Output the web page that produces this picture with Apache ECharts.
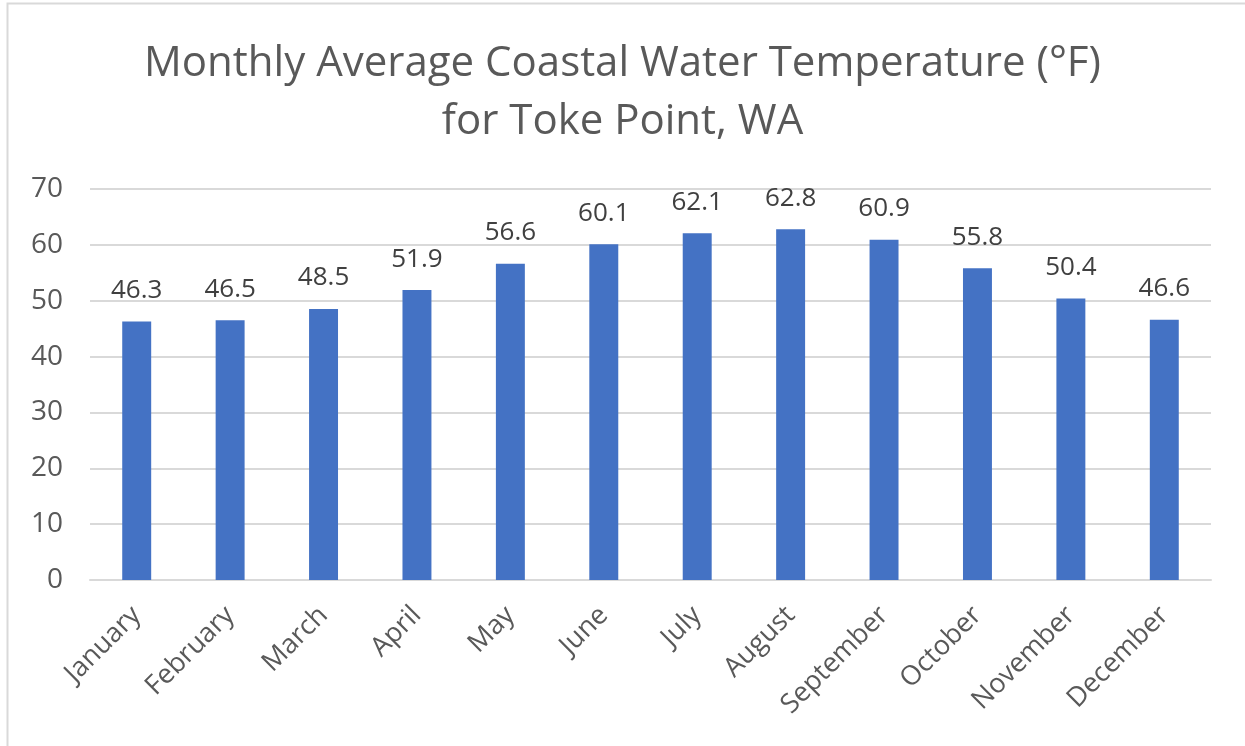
<!DOCTYPE html>
<html>
<head>
<meta charset="utf-8">
<script src="https://cdn.jsdelivr.net/npm/echarts@6/dist/echarts.min.js"></script>
<style>
  html, body { margin: 0; padding: 0; background: #ffffff; }
  #chart { width: 1245px; height: 746px; }
</style>
</head>
<body>
<div id="chart"></div>
<script>
// Monthly average coastal water temperature (°F), Toke Point, WA
const months = ['January', 'February', 'March', 'April', 'May', 'June',
                'July', 'August', 'September', 'October', 'November', 'December'];
const temperatures = [46.3, 46.5, 48.5, 51.9, 56.6, 60.1, 62.1, 62.8, 60.9, 55.8, 50.4, 46.6];
const yTicks = { min: 0, max: 70, interval: 10 };

const FONT = '"Open Sans", "Liberation Sans", sans-serif';
const chart = echarts.init(document.getElementById('chart'), null, { renderer: 'canvas' });

chart.setOption({
  backgroundColor: '#ffffff',
  animation: false,
  graphic: [{
    type: 'rect',
    shape: { x: 7.5, y: 3.5, width: 1250, height: 760 },
    style: { fill: 'none', stroke: '#d9d9d9', lineWidth: 2 },
    silent: true
  }],
  title: {
    text: 'Monthly Average Coastal Water Temperature (°F)\nfor Toke Point, WA',
    left: 'center',
    top: 30,
    textStyle: {
      fontFamily: FONT,
      fontSize: 42,
      fontWeight: 'normal',
      color: '#595959',
      lineHeight: 58
    }
  },
  grid: { left: 90, right: 34, top: 189, bottom: 166, containLabel: false },
  xAxis: {
    type: 'category',
    data: months,
    axisLine: { show: true, lineStyle: { color: '#d9d9d9', width: 2 } },
    axisTick: { show: false },
    axisLabel: {
      interval: 0,
      rotate: 45,
      margin: 31,
      fontFamily: FONT,
      fontSize: 27,
      color: '#595959'
    }
  },
  yAxis: {
    type: 'value',
    min: yTicks.min,
    max: yTicks.max,
    interval: yTicks.interval,
    axisLine: { show: false },
    axisTick: { show: false },
    splitLine: { lineStyle: { color: '#d9d9d9', width: 2 } },
    axisLabel: {
      margin: 27,
      fontFamily: FONT,
      fontSize: 28,
      color: '#595959'
    }
  },
  series: [{
    type: 'bar',
    data: temperatures,
    barWidth: '31%',
    itemStyle: { color: '#4472c4' },
    label: {
      show: true,
      position: 'top',
      distance: 18,
      fontFamily: FONT,
      fontSize: 26,
      color: '#404040',
      formatter: p => p.value.toFixed(1)
    }
  }]
});
</script>
</body>
</html>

______________________________

> What to work on
Reproduce the material word for word, minus the images.

> The completed task
Output the web page that produces this picture with Apache ECharts.
<!DOCTYPE html>
<html>
<head>
<meta charset="utf-8">
<script src="https://cdn.jsdelivr.net/npm/echarts@6/dist/echarts.min.js"></script>
<style>
  html, body { margin: 0; padding: 0; background: #ffffff; }
  #chart { width: 1245px; height: 746px; }
</style>
</head>
<body>
<div id="chart"></div>
<script>
// Monthly average coastal water temperature (°F), Toke Point, WA
const months = ['January', 'February', 'March', 'April', 'May', 'June',
                'July', 'August', 'September', 'October', 'November', 'December'];
const temperatures = [46.3, 46.5, 48.5, 51.9, 56.6, 60.1, 62.1, 62.8, 60.9, 55.8, 50.4, 46.6];
const yTicks = { min: 0, max: 70, interval: 10 };

const FONT = '"Open Sans", "Liberation Sans", sans-serif';
const chart = echarts.init(document.getElementById('chart'), null, { renderer: 'canvas' });

chart.setOption({
  backgroundColor: '#ffffff',
  animation: false,
  graphic: [{
    type: 'rect',
    shape: { x: 7.5, y: 3.5, width: 1250, height: 760 },
    style: { fill: 'none', stroke: '#d9d9d9', lineWidth: 2 },
    silent: true
  }],
  title: {
    text: 'Monthly Average Coastal Water Temperature (°F)\nfor Toke Point, WA',
    left: 'center',
    top: 30,
    textStyle: {
      fontFamily: FONT,
      fontSize: 42,
      fontWeight: 'normal',
      color: '#595959',
      lineHeight: 58
    }
  },
  grid: { left: 90, right: 34, top: 189, bottom: 166, containLabel: false },
  xAxis: {
    type: 'category',
    data: months,
    axisLine: { show: true, lineStyle: { color: '#d9d9d9', width: 2 } },
    axisTick: { show: false },
    axisLabel: {
      interval: 0,
      rotate: 45,
      margin: 31,
      fontFamily: FONT,
      fontSize: 27,
      color: '#595959'
    }
  },
  yAxis: {
    type: 'value',
    min: yTicks.min,
    max: yTicks.max,
    interval: yTicks.interval,
    axisLine: { show: false },
    axisTick: { show: false },
    splitLine: { lineStyle: { color: '#d9d9d9', width: 2 } },
    axisLabel: {
      margin: 27,
      fontFamily: FONT,
      fontSize: 28,
      color: '#595959'
    }
  },
  series: [{
    type: 'bar',
    data: temperatures,
    barWidth: '31%',
    itemStyle: { color: '#4472c4' },
    label: {
      show: true,
      position: 'top',
      distance: 18,
      fontFamily: FONT,
      fontSize: 26,
      color: '#404040',
      formatter: p => p.value.toFixed(1)
    }
  }]
});
</script>
</body>
</html>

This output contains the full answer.